When an image appears much taller, the condition is termed towering. When an image appears much shorter, the condition is termed stooping
In a Fata Morgana mirage, distant objects and features at the horizon appear as spikes, turrets or towers, objects with great vertical exaggeration rising from the surface. Charles Funk of Funk & Wagnell’s Dictionary fame traced the origin of the name Fata Morgana to Italian poets who named what they saw rising up across the Strait of Messina after the fairy castles of Morgana. Literally, Fata Morgana means the Fairy Morgana, a reference to the English legends of King Arthur’s enchanted sister Morgana, who dwelled in a crystal castle beneath the sea.

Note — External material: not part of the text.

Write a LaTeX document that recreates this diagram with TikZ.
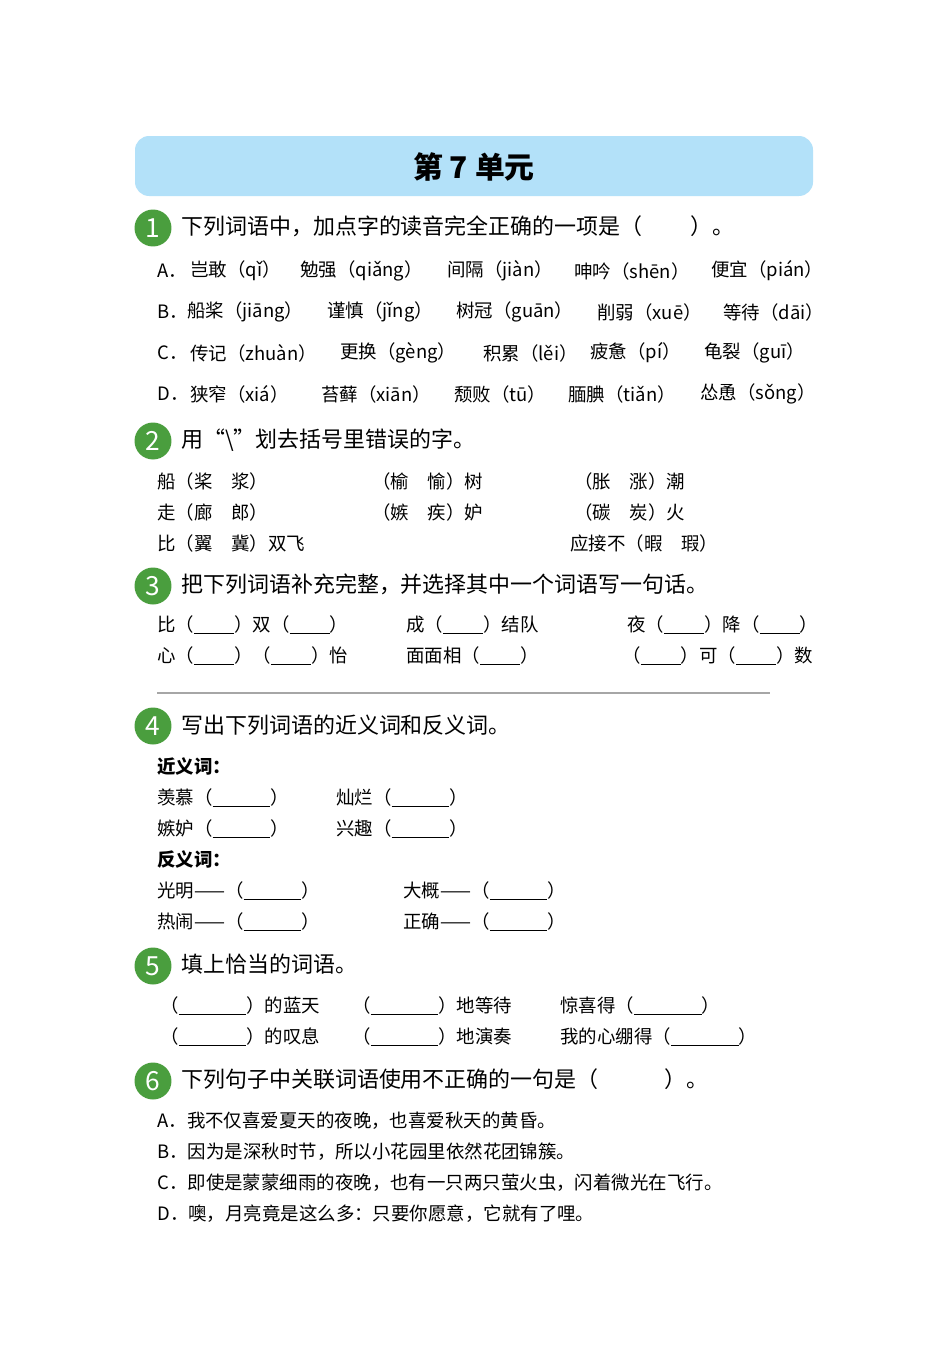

Alistair Fraser, an expert on atmospheric optics at Pennsylvania State University, attributes the Fata Morgana to a situation where the temperature increases slowly with height from the surface until it reaches a shallow air layer where the increase in temperature becomes quite rapid. This layer is then topped with another layer of slowly increasing temperature. This atmospheric temperature structure will magnify objects whose light rays pass through the middle layer. Minor spatial variations in the inversion pattern can project a complex image pattern toward the observer. Variations in the degree, thickness or location of the layer may even cause relatively smooth surfaces of water or snow to appear as a line of irregular towers and spires.
In a nutshell, we see mirages everyday, at sunrise and sunset—ever notice how much larger the sun appears at that time of the day? Same thing happens when our full moon rises and sets. These are yet another kind of superior mirage, just a lot more common than a Fata Morgana.